An interest only remortgage is a mortgage where monthly payments cover only the interest on the loan, not the capital. The original loan balance remains constant throughout the term and must be repaid in full at the end. On £200,000 at 4.5%, monthly interest only payments are £750 — compared to £1,111 on a 25-year capital repayment basis — but the £200,000 capital is still owed at the end of the term.

The FCA requires lenders to verify a credible repayment vehicle before approving interest only for residential mortgages. Acceptable vehicles include investment portfolios (ISAs, endowments), pension lump sums, proceeds from the sale of a second property, or a documented inheritance. The property being mortgaged is generally not accepted as the primary repayment vehicle for standard residential interest only, though it may be accepted for some specialist products.

Some lenders will allow a switch from capital repayment to interest only, subject to passing affordability criteria and demonstrating a credible repayment vehicle. Not all lenders offer this option, and many have tightened their interest only residential criteria significantly since 2014. A specialist mortgage broker can identify which lenders will consider this type of switch for your circumstances.

Yes, interest only is the standard basis for most buy-to-let mortgages. Buy-to-let lenders generally accept the future sale of the investment property as a repayment vehicle. Affordability is assessed primarily on rental yield coverage ratios rather than income. Most buy-to-let lenders require rental income to cover monthly interest payments by at least 125–145%, depending on the lender and the borrower's tax status.

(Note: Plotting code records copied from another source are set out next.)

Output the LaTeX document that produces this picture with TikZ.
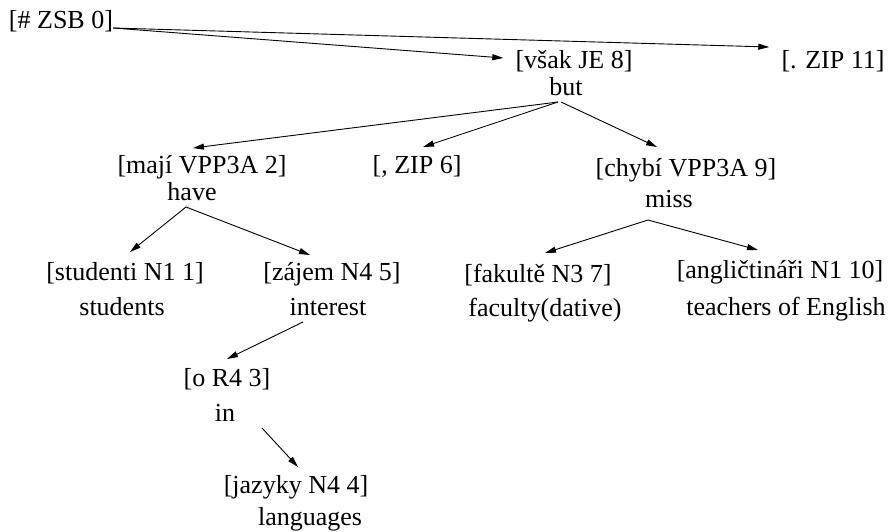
\documentclass[tikz,border=0pt]{standalone}
\usepackage{fontspec}
\setmainfont{Liberation Serif}
\usetikzlibrary{arrows.meta,calc}

\tikzstyle{tag}=[inner sep=0pt,anchor=base,font=\fontsize{26}{30}\selectfont]
\tikzstyle{gloss}=[tag]
\tikzstyle{dep}=[draw,line width=0.9pt,-{Triangle[length=11pt,width=6pt]}]

\begin{document}
\begin{tikzpicture}[x=1pt,y=-1pt]
    \useasboundingbox (0,0) rectangle (891,531);
    % First the tree nodes (tag and position)
    \foreach \pos/\name/\word in {{(61,28)/zsb/[\# ZSB 0]},{(574,68)/vsak/[však JE 8]},
        {(833,68)/zip11/[. ZIP 11]},{(202,173)/maji/[mají VPP3A 2]},{(417,173)/zip6/[, ZIP 6]},
        {(686,176)/chybi/[chybí VPP3A 9]},{(125,280)/studenti/[studenti N1 1]},
        {(332,280)/zajem/[zájem N4 5]},{(538,282)/fakulte/[fakultě N3 7]},
        {(780,278)/anglictinari/[angličtináři N1 10]},{(227,386)/oR/[o R4 3]},
        {(296,493)/jazyky/[jazyky N4 4]}}
    \node[tag] (\name) at \pos {\word};
    % Second the English glosses under them
    \foreach \pos/\name/\word in {{(566,95)/but/but},{(192,200)/have/have},{(669,207)/miss/miss},
        {(122,315)/students/students},{(328,315)/interest/interest},
        {(545,316)/faculty/faculty(dative)},{(786,315)/teachers/teachers of English},
        {(225,421)/in/in},{(310,525)/languages/languages}}
    \node[gloss] (\name) at \pos {\word};
    % Dependencies
    \path[dep] (zsb.base east) -- ($(vsak.base west)+(-12,-10)$);
    \path[dep] (zsb.base east) -- ($(zip11.base west)+(-12,-21)$);
    \path[dep] ($(but.base)+(-8,7)$) -- ($(maji.base)+(-9,-25)$);
    \path[dep] ($(but.base)+(-8,7)$) -- ($(zip6.base)+(6,-26)$);
    \path[dep] ($(but.base)+(-5,7)$) -- ($(chybi.base)+(-29,-29)$);
    \path[dep] ($(have.base)+(-6,7)$) -- ($(studenti.base)+(5,-28)$);
    \path[dep] ($(have.base)+(-6,7)$) -- ($(zajem.base)+(-22,-25)$);
    \path[dep] ($(miss.base)+(-21,13)$) -- ($(fakulte.base)+(7,-29)$);
    \path[dep] ($(miss.base)+(-21,13)$) -- ($(anglictinari.base)+(-22,-28)$);
    \path[dep] ($(interest.base)+(-25,7)$) -- ($(oR.base)+(0,-27)$);
    \path[dep] ($(in.base)+(37,7)$) -- ($(jazyky.base)+(2,-26)$);
\end{tikzpicture}
\end{document}
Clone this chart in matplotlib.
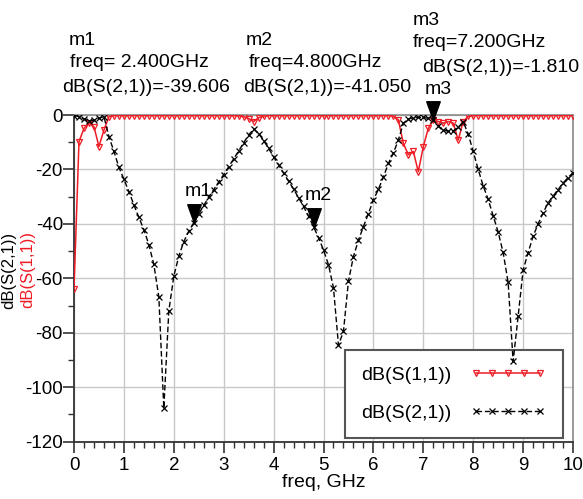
import numpy as np
import matplotlib
matplotlib.use("Agg")
import matplotlib.pyplot as plt
from matplotlib import font_manager as fm
from matplotlib.path import Path

# ---------------- data ----------------
freq = [round(0.1 * i, 1) for i in range(101)]

s21 = [-0.2, -0.6, -1.5, -2.2, -2.0, -1.2, -0.6, -7.9, -13.4, -19.2,
       -23.6, -28.1, -33.0, -37.6, -42.1, -47.6, -54.9, -66.8, -107.7, -72.0,
       -59.2, -51.9, -46.5, -42.7, -39.6, -36.3, -33.2, -30.2, -27.4, -24.6,
       -21.9, -19.0, -16.1, -13.2, -10.2, -7.3, -5.2, -6.8, -9.4, -12.3,
       -15.3, -18.3, -21.4, -24.3, -27.2, -30.4, -33.6, -37.2, -41.05, -45.0,
       -49.6, -55.0, -63.5, -84.5, -79.5, -61.0, -52.0, -46.0, -41.0, -36.2,
       -31.2, -27.3, -22.8, -17.8, -14.0, -9.2, -3.0, -1.5, -1.0, -0.9,
       -0.9, -1.2, -1.81, -4.0, -5.5, -6.0, -5.8, -4.5, -2.5, -7.0,
       -13.4, -20.0, -26.0, -31.0, -37.0, -43.0, -50.5, -61.5, -90.5, -74.0,
       -57.0, -50.6, -44.6, -40.0, -36.0, -32.3, -29.8, -27.4, -25.0, -23.0,
       -21.2]

s11 = [-64.0, -9.8, -4.9, -3.0, -4.3, -11.6, -5.5, -0.6, -0.2, -0.2,
       -0.2, -0.2, -0.2, -0.2, -0.2, -0.2, -0.2, -0.2, -0.2, -0.2,
       -0.2, -0.2, -0.2, -0.2, -0.2, -0.2, -0.2, -0.2, -0.2, -0.2,
       -0.2, -0.2, -0.2, -0.3, -0.6, -1.3, -2.4, -1.0, -0.4, -0.2,
       -0.2, -0.2, -0.2, -0.2, -0.2, -0.2, -0.2, -0.2, -0.2, -0.2,
       -0.2, -0.2, -0.2, -0.2, -0.2, -0.2, -0.2, -0.2, -0.2, -0.2,
       -0.2, -0.2, -0.2, -0.2, -0.4, -1.8, -10.4, -14.6, -13.4, -20.8,
       -11.6, -4.9, -1.8, -2.4, -3.0, -2.4, -3.0, -9.2, -2.4, -0.5,
       -0.2, -0.2, -0.2, -0.2, -0.2, -0.2, -0.2, -0.2, -0.2, -0.2,
       -0.2, -0.2, -0.2, -0.2, -0.2, -0.2, -0.2, -0.2, -0.2, -0.2,
       -0.2]

marker_names = ["m1", "m2", "m3"]
marker_freqs = [2.4, 4.8, 7.2]
marker_vals = [-39.606, -41.050, -1.810]
marker_freq_text = ["freq= 2.400GHz", "freq=4.800GHz", "freq=7.200GHz"]

xticks = list(range(0, 11))
yticks = list(range(-120, 1, 20))

# ---------------- fonts ----------------
names = {f.name for f in fm.fontManager.ttflist}
NARROW = "Liberation Sans Narrow" if "Liberation Sans Narrow" in names else "Liberation Sans"
REG = "Liberation Sans"
plt.rcParams["font.family"] = [REG, "DejaVu Sans"]
plt.rcParams["axes.unicode_minus"] = False

RED = "#ee1c25"

W, H = 583, 499
fig = plt.figure(figsize=(W / 100, H / 100), dpi=100)
L, R, T, B = 74, 573, 115, 441.7
ax = fig.add_axes([L / W, 1 - B / H, (R - L) / W, (B - T) / H])

ax.set_xlim(0, 10)
ax.set_ylim(-120, 0)
ax.set_xticks(xticks)
ax.set_yticks(yticks)
ax.set_xticks(np.arange(0, 10.01, 0.2), minor=True)
ax.set_yticks(np.arange(-120, 0.1, 10), minor=True)
ax.grid(True, which="major", color="#c8c8c8", lw=1.0)
ax.set_axisbelow(True)
for lab in ax.get_xticklabels() + ax.get_yticklabels():
    lab.set_fontfamily(NARROW)
    lab.set_fontsize(13.5)
ax.tick_params(which="major", length=8, width=1.2, color="#333333", pad=0)
ax.tick_params(which="minor", length=4.5, width=1.0, color="#333333")
ax.tick_params(axis="x", pad=3)
for s in ["left", "bottom"]:
    ax.spines[s].set_color("#333333")
    ax.spines[s].set_linewidth(1.3)
for s in ["right", "top"]:
    ax.spines[s].set_color("#8a8a8a")
    ax.spines[s].set_linewidth(1.2)

l11, = ax.plot(freq, s11, color=RED, lw=1.1, marker="v", ms=5,
               mfc="none", mec=RED, mew=0.9, label="dB(S(1,1))", zorder=3)
l21, = ax.plot(freq, s21, color="black", lw=1.0, ls=(0, (4, 2)), marker="x",
               ms=5, mew=0.9, label="dB(S(2,1))", zorder=4)

# marker triangles (tip at data point)
tri = Path([(-0.36, 1.0), (0.36, 1.0), (0.0, 0.0), (-0.36, 1.0)],
           [Path.MOVETO, Path.LINETO, Path.LINETO, Path.CLOSEPOLY])
ax.plot(marker_freqs, marker_vals, ls="none", marker=tri, ms=27,
        color="black", mec="black", zorder=6, clip_on=False)
for nm, fx, fy in zip(marker_names, marker_freqs, marker_vals):
    ax.annotate(nm, (fx, fy), xytext=(-6.5, 19), textcoords="offset points",
                ha="left", va="baseline", fontsize=14, annotation_clip=False)

# top annotation blocks (pixel positions, baselines)
blocks = [
    ((68.3, 45), (70, 66.7), (61.7, 91.7)),
    ((246, 45), (249, 66.7), (243, 91.7)),
    ((413, 25), (413, 46.7), (421.7, 71.7)),
]
for (p0, p1, p2), nm, ftxt, v in zip(blocks, marker_names, marker_freq_text, marker_vals):
    fig.text(p0[0] / W, 1 - p0[1] / H, nm, fontsize=14, va="baseline", ha="left")
    fig.text(p1[0] / W, 1 - p1[1] / H, ftxt, fontsize=14, va="baseline", ha="left")
    fig.text(p2[0] / W, 1 - p2[1] / H, "dB(S(2,1))=%.3f" % v, fontsize=14,
             va="baseline", ha="left")

# axis labels
ax.set_xlabel("freq, GHz", fontfamily=NARROW, fontsize=14, labelpad=0)
fig.text(8.8 / W, 1 - 270 / H, "dB(S(2,1))", rotation=90, color="black",
         fontsize=12, ha="center", va="center")
fig.text(27.3 / W, 1 - 270 / H, "dB(S(1,1))", rotation=90, color=RED,
         fontsize=12, ha="center", va="center")

leg = ax.legend(handles=[l11, l21], loc="lower right",
                bbox_to_anchor=((562.7 - L) / (R - L), (B - 438.3) / (B - T)),
                borderaxespad=0, markerfirst=False, numpoints=5,
                handlelength=3.9, handletextpad=0.95, borderpad=0.85,
                labelspacing=1.05, fontsize=14, fancybox=False,
                framealpha=1, edgecolor="#555555")
leg.get_frame().set_linewidth(1.5)
leg.set_zorder(3.5)

fig.savefig("out.png", dpi=100)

A retirement interest only (RIO) mortgage is a specific product designed for older borrowers who can afford monthly interest payments but cannot demonstrate affordability for a standard capital repayment mortgage on retirement income. RIO mortgages typically have no fixed end date — the loan is repaid from the sale of the property on death or entry into long-term care. The FCA introduced a specific regulatory category for RIO mortgages in 2018.